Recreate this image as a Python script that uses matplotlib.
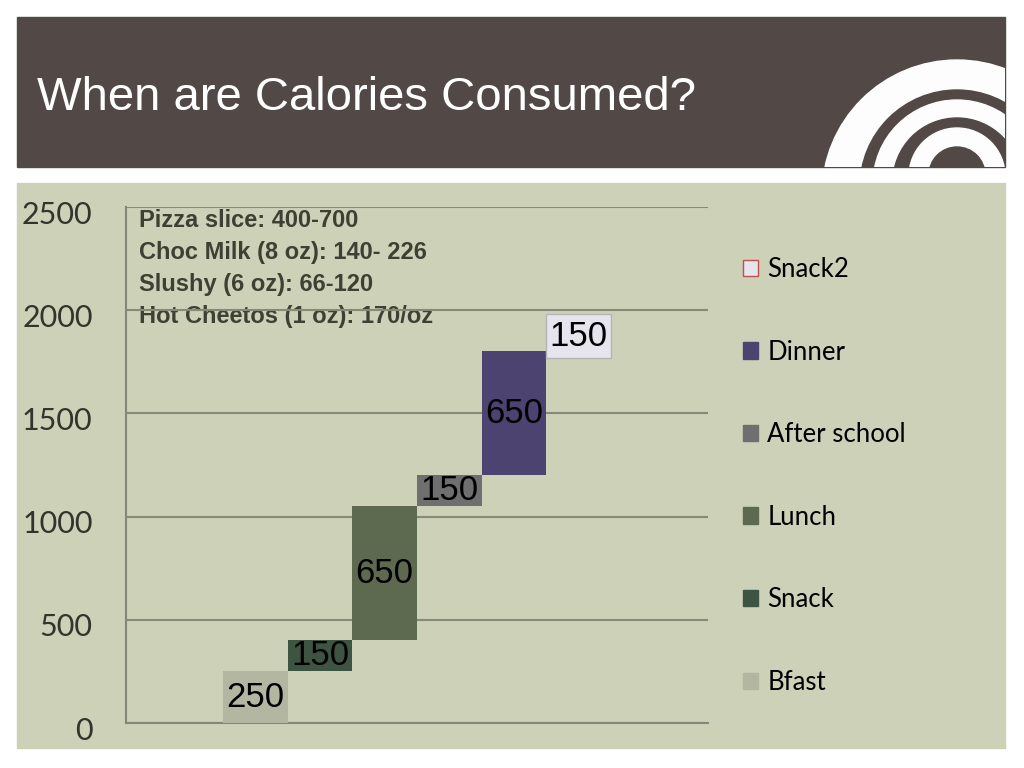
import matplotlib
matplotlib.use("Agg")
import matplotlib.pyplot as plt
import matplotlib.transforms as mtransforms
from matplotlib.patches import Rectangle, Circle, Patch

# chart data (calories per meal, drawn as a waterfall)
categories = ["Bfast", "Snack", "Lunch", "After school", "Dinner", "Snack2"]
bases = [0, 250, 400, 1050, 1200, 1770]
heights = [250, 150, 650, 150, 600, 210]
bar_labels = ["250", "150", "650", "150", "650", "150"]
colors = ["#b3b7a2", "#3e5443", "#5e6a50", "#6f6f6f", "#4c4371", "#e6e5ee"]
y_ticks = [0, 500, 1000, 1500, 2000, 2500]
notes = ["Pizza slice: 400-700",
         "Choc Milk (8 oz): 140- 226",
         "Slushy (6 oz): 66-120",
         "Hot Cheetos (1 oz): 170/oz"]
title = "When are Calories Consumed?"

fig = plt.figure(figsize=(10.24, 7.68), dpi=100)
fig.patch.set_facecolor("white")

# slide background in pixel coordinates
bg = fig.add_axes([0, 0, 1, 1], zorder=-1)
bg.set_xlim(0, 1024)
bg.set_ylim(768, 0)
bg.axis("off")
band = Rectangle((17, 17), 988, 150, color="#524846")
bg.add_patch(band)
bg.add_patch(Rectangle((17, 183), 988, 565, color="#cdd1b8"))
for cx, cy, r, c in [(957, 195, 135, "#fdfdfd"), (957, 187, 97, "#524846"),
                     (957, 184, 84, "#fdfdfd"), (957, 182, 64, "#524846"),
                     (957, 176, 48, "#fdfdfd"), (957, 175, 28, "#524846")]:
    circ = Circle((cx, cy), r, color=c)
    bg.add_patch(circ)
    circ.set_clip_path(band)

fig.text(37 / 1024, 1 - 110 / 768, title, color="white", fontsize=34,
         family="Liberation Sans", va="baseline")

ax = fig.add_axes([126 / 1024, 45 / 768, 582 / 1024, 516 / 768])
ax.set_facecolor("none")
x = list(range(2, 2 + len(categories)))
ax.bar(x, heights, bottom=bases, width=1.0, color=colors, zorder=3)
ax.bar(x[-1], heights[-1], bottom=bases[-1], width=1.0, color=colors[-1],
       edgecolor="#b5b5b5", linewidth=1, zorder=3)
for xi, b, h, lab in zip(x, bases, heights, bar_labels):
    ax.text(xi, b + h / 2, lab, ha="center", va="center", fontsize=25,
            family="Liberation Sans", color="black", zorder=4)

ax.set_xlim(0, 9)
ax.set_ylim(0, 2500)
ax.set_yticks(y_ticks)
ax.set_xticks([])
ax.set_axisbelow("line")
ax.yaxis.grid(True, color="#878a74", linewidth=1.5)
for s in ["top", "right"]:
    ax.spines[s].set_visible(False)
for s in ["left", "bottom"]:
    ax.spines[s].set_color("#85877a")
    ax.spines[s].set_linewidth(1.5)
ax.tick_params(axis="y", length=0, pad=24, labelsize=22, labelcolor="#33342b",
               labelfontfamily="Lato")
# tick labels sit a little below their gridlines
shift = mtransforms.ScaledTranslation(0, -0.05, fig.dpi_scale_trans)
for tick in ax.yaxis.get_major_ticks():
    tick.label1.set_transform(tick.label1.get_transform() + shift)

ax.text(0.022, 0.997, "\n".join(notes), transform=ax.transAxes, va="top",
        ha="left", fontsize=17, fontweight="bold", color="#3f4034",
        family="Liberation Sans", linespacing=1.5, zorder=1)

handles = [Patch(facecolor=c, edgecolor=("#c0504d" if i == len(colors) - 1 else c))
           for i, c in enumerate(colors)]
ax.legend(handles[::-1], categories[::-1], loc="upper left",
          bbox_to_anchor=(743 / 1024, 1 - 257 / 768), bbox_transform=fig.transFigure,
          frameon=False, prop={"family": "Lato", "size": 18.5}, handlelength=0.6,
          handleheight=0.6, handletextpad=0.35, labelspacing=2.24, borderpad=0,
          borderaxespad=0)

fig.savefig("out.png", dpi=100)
━━━━━━━━━━━━━━━━
▸ **What needs to be done**:
Copy out all of the material exactly as written, without its pictures.

▸ **In response**:
Recreate this image as a Python script that uses matplotlib.
import matplotlib
matplotlib.use("Agg")
import matplotlib.pyplot as plt
import matplotlib.transforms as mtransforms
from matplotlib.patches import Rectangle, Circle, Patch

# chart data (calories per meal, drawn as a waterfall)
categories = ["Bfast", "Snack", "Lunch", "After school", "Dinner", "Snack2"]
bases = [0, 250, 400, 1050, 1200, 1770]
heights = [250, 150, 650, 150, 600, 210]
bar_labels = ["250", "150", "650", "150", "650", "150"]
colors = ["#b3b7a2", "#3e5443", "#5e6a50", "#6f6f6f", "#4c4371", "#e6e5ee"]
y_ticks = [0, 500, 1000, 1500, 2000, 2500]
notes = ["Pizza slice: 400-700",
         "Choc Milk (8 oz): 140- 226",
         "Slushy (6 oz): 66-120",
         "Hot Cheetos (1 oz): 170/oz"]
title = "When are Calories Consumed?"

fig = plt.figure(figsize=(10.24, 7.68), dpi=100)
fig.patch.set_facecolor("white")

# slide background in pixel coordinates
bg = fig.add_axes([0, 0, 1, 1], zorder=-1)
bg.set_xlim(0, 1024)
bg.set_ylim(768, 0)
bg.axis("off")
band = Rectangle((17, 17), 988, 150, color="#524846")
bg.add_patch(band)
bg.add_patch(Rectangle((17, 183), 988, 565, color="#cdd1b8"))
for cx, cy, r, c in [(957, 195, 135, "#fdfdfd"), (957, 187, 97, "#524846"),
                     (957, 184, 84, "#fdfdfd"), (957, 182, 64, "#524846"),
                     (957, 176, 48, "#fdfdfd"), (957, 175, 28, "#524846")]:
    circ = Circle((cx, cy), r, color=c)
    bg.add_patch(circ)
    circ.set_clip_path(band)

fig.text(37 / 1024, 1 - 110 / 768, title, color="white", fontsize=34,
         family="Liberation Sans", va="baseline")

ax = fig.add_axes([126 / 1024, 45 / 768, 582 / 1024, 516 / 768])
ax.set_facecolor("none")
x = list(range(2, 2 + len(categories)))
ax.bar(x, heights, bottom=bases, width=1.0, color=colors, zorder=3)
ax.bar(x[-1], heights[-1], bottom=bases[-1], width=1.0, color=colors[-1],
       edgecolor="#b5b5b5", linewidth=1, zorder=3)
for xi, b, h, lab in zip(x, bases, heights, bar_labels):
    ax.text(xi, b + h / 2, lab, ha="center", va="center", fontsize=25,
            family="Liberation Sans", color="black", zorder=4)

ax.set_xlim(0, 9)
ax.set_ylim(0, 2500)
ax.set_yticks(y_ticks)
ax.set_xticks([])
ax.set_axisbelow("line")
ax.yaxis.grid(True, color="#878a74", linewidth=1.5)
for s in ["top", "right"]:
    ax.spines[s].set_visible(False)
for s in ["left", "bottom"]:
    ax.spines[s].set_color("#85877a")
    ax.spines[s].set_linewidth(1.5)
ax.tick_params(axis="y", length=0, pad=24, labelsize=22, labelcolor="#33342b",
               labelfontfamily="Lato")
# tick labels sit a little below their gridlines
shift = mtransforms.ScaledTranslation(0, -0.05, fig.dpi_scale_trans)
for tick in ax.yaxis.get_major_ticks():
    tick.label1.set_transform(tick.label1.get_transform() + shift)

ax.text(0.022, 0.997, "\n".join(notes), transform=ax.transAxes, va="top",
        ha="left", fontsize=17, fontweight="bold", color="#3f4034",
        family="Liberation Sans", linespacing=1.5, zorder=1)

handles = [Patch(facecolor=c, edgecolor=("#c0504d" if i == len(colors) - 1 else c))
           for i, c in enumerate(colors)]
ax.legend(handles[::-1], categories[::-1], loc="upper left",
          bbox_to_anchor=(743 / 1024, 1 - 257 / 768), bbox_transform=fig.transFigure,
          frameon=False, prop={"family": "Lato", "size": 18.5}, handlelength=0.6,
          handleheight=0.6, handletextpad=0.35, labelspacing=2.24, borderpad=0,
          borderaxespad=0)

fig.savefig("out.png", dpi=100)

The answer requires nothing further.